It’s unfair to expect a six-episode streaming show to fix the world, and the spry new season of “One Mississippi” doesn’t quite do that. But it takes on quite a bit this time around, and it’s to be commended for not just deepening its characters but also for also resolutely taking on the state of the nation — at least as it exists in one small Southern town.
If the first season of “One Mississippi” was about loss, and the disorienting changes that arrive as a result of wrenching familial crises, the second season is about possibilities of all kinds. Can you love someone who doesn’t tick enough of the boxes you’ve listed on your roster of significant-other requirements? How are you changed by brushes with mortality? And is it feasible to communicate — or merely sit calmly at a dinner table — with someone who blithely declares that the existence of dinosaurs is “fake news”?
All those interpersonal territories are dotted with land mines, but “One Mississippi” steps lightly into every danger zone it enters. Its governing impulse is to view the majority of human beings with amused or at least partly tolerant compassion, even as its characters show flashes of justifiable rage at the coddling of different kinds of predators.
In the second season of “One Mississippi,” Tig (Tig Notaro), her stepfather Bill (John Rothman), and her brother Remy (Noah Harpster) gingerly begin to move past the loss of Tig and Remy’s mother, a cataclysmic event that occurred at the start of the first season. All three experience the fluttery hopes and anxiety-provoking disappointments that arrive on the heels of new romances. As they attempt to connect, “One Mississippi” subtly makes the case that each has lingering intimacy issues thanks to the malignant influence of Tig and Remy’s long-dead step-grandfather.
The first season built toward the revelation that he had molested Tig for years, and this time out, the magnitude of the devastation he caused continues to reverberate through the family. “One Mississippi” treats that issue with the seriousness it deserves, and yet that aspect of Tig’s story never overwhelms the rest of the show, which is truly an accomplishment. Tig, who retains her cool in almost every situation, continues to function as the witty, observant fulcrum around which the show turns.
“One Mississippi” gains power from its avoidance of overwrought grandiosity and its ability to deploy a unique mixture of thoughtful reflection and forthright anger in a series of storylines about sexual harassment and assault. The show is honest about how these events affect people (most of them women) in complex ways over time.
That said, there’s a laid-back feeling percolating through Season Two. Tig has taken a job at a radio station in the fictional coastal community of Bay St. Lucille, and as she builds an audience for her enthralling storytelling and choice music selections, she has to contend with one local telling her she’s shoving her gayness “in her face,” merely by walking down the street.
Tig usually responds to such bias with oblique and cutting wit, or a laconic bewilderment that is all too understandable. “One Mississippi” is too smart to take the position that deeply held beliefs can be changed with a conversation or confrontation or two. But it does explore the idea that curiosity and a willingness to learn are prerequisites for both a functional society and a thriving relationship.
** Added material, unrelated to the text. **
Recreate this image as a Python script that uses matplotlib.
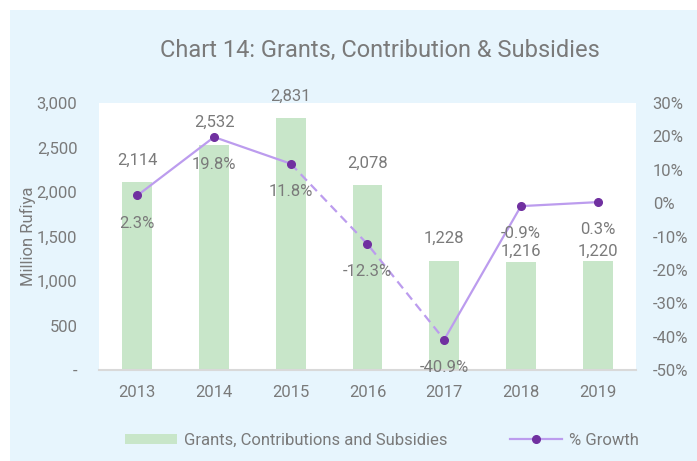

Once again, John Rothman is a joy to watch; if the show merely existed as a Bill delivery system, that would be enough. Whether Bill is instructing Tig and Remy on the proper way to load a dishwasher, reacting to the lazy textual analyses he hears in his book club, or working up the courage to ask a new friend out for dinner, he is always a pure delight. Rothman imbues Bill’s tentative willingness to step outside his comfort zone with deeply winning vulnerability, and yet Bill’s rigidness continues to be an amusing source of family comedy. It’s lovely to watch him contend with the idea that his love of rule-following could be a feature and not a bug for a potential romantic partner.
Given the sheer range of ideas it takes on, one could wish for a few more episodes in the second season. Some new supporting characters, particularly Remy’s girlfriend, might have benefited from more screen time and more textured character development. But that desire for a longer season is partly driven by the fact that it’s just pleasing to spend time in “One Mississippi,” which somehow turns its lead character — a native of Bay St. Lucille — into a fish out of water.
Tig encounters intolerance and generosity, thoughtless cruelty and instinctive kindness, the worst of America and some of its best impulses. “One Mississippi” doesn’t land with heavy-handed force on the ideas and values it favors, but its world is so confidently rendered that it doesn’t have to.